Comments: Catches of Spanish mackerel picked up significantly along the beach late in the week. Look for Spanish in the vicinity of inlet passes such as Little River and Murrells Inlet, along the beach and at near-shore artificial reefs. It’s also been a solid week of fishing on Grand Strand piers, with good catches of flounder and Spanish along with a 26-pound, 8-ounce king mackerel landed on the Apache Pier Saturday. Plenty of other species are possibilities on the piers including bluefish, whiting, croaker, weakfish, pompano, black drum and sheepshead. Spadefish remain a fixture on the near-shore reefs, with flounder, black sea bass and weakfish also around. Be ready in case big Spanish, a king or cobia make an appearance.
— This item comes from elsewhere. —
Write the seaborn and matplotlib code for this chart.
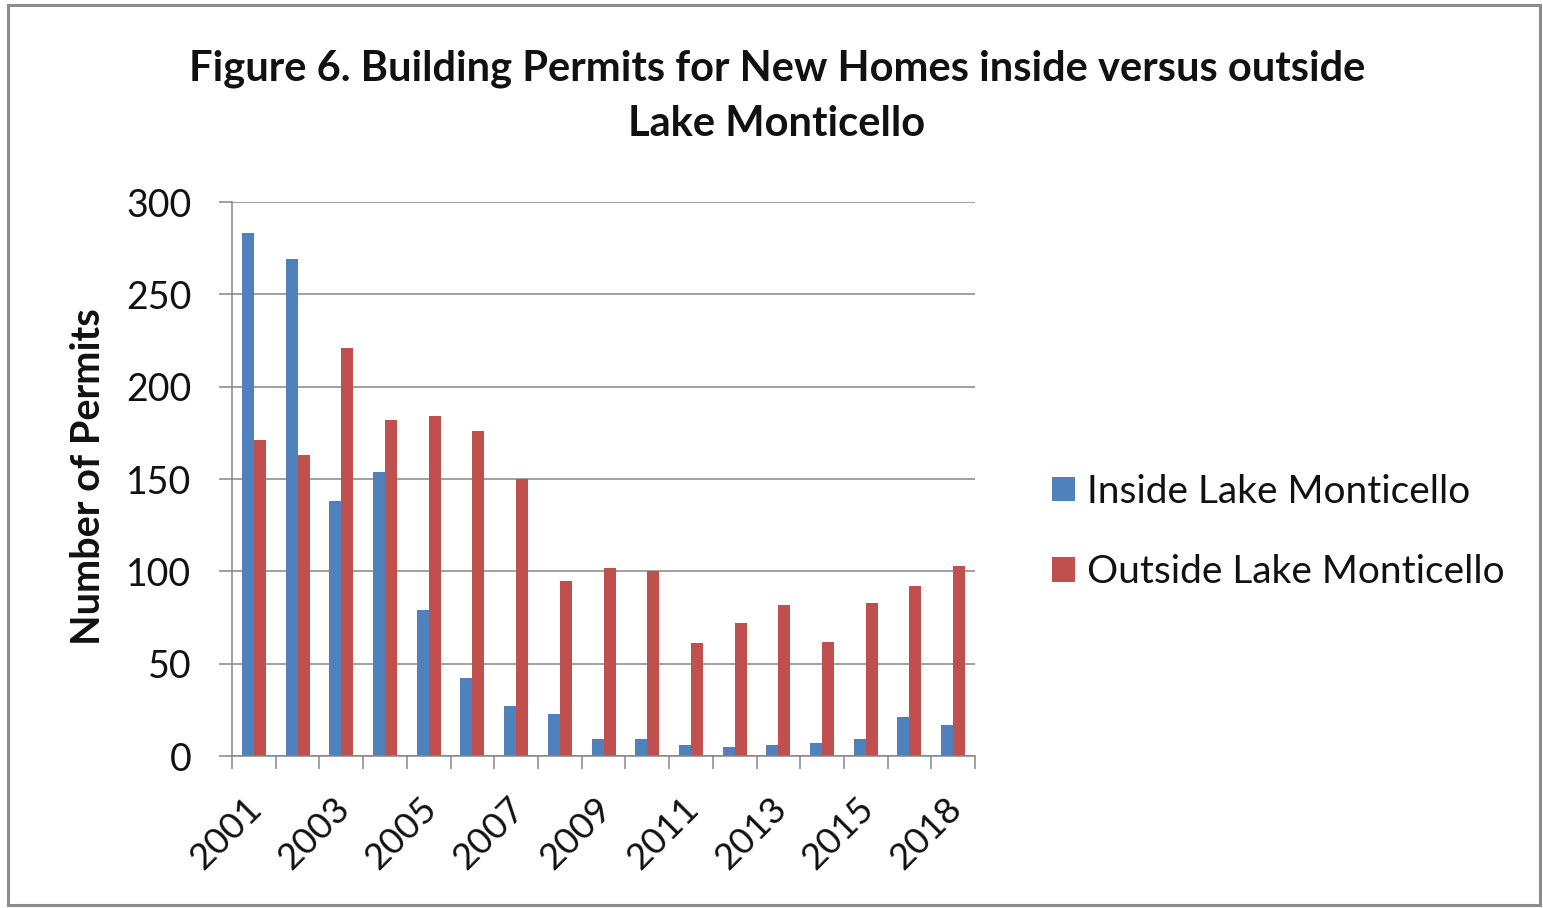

Sharks are also plentiful on the reefs, including some huge tigers and hammerheads. The ocean water temperature was a balmy 86.09 degrees at 6 p.m. at 2nd Ave. Pier.
Look For: Wahoo, blackfin tuna, king mackerel, dolphin, blue marlin, grouper, vermilion snapper, black sea bass, red porgy, amberjack, triggerfish.
Comments: The wahoo bite has been very good offshore when conditions allow boats to get out there. One of the top catches of the week came aboard Underdog out of Murrells Inlet with four sizable wahoo including a 49-pounder. Four boats out of Georgetown Landing Marina headed offshore on Sunday and produced a total of 13 wahoo and three blackfin, plus Strike Zone released a blue marlin. Chris Conklin of Seven Seas Seafood reports king mackerel are hitting dead baits on the Continental Shelf edge and also can be found in the Parking Lot vicinity. As for bottom fishing, Conklin reports vermilion snapper, black sea bass and grouper catches have been good this week. Red snapper are off limits and must be released in the South Atlantic. Joey Mosakowski of Myrtle Beach did just that – released a “genuine” red snapper in the 20-pound class this week. Mosakowski had great catch of vermilion snapper and porgy on the same trip.
Look For: Bream, catfish, bass, crappie, stripers.
Comments: Not much has changed on the rivers, with bream and catfish dominating the catches. Look for bream in 2-5 feet of water hitting mainly crickets, although red worms will work also. For those who prefer artificials, popping bugs will work also. With water temperatures in the upper 80s, fish a little deeper, in the 4-5 foot range, to find larger bream. Catfish will take a variety of baits including cut eels, cut shad and cut mullet. River levels continue to be very low and boaters should beware.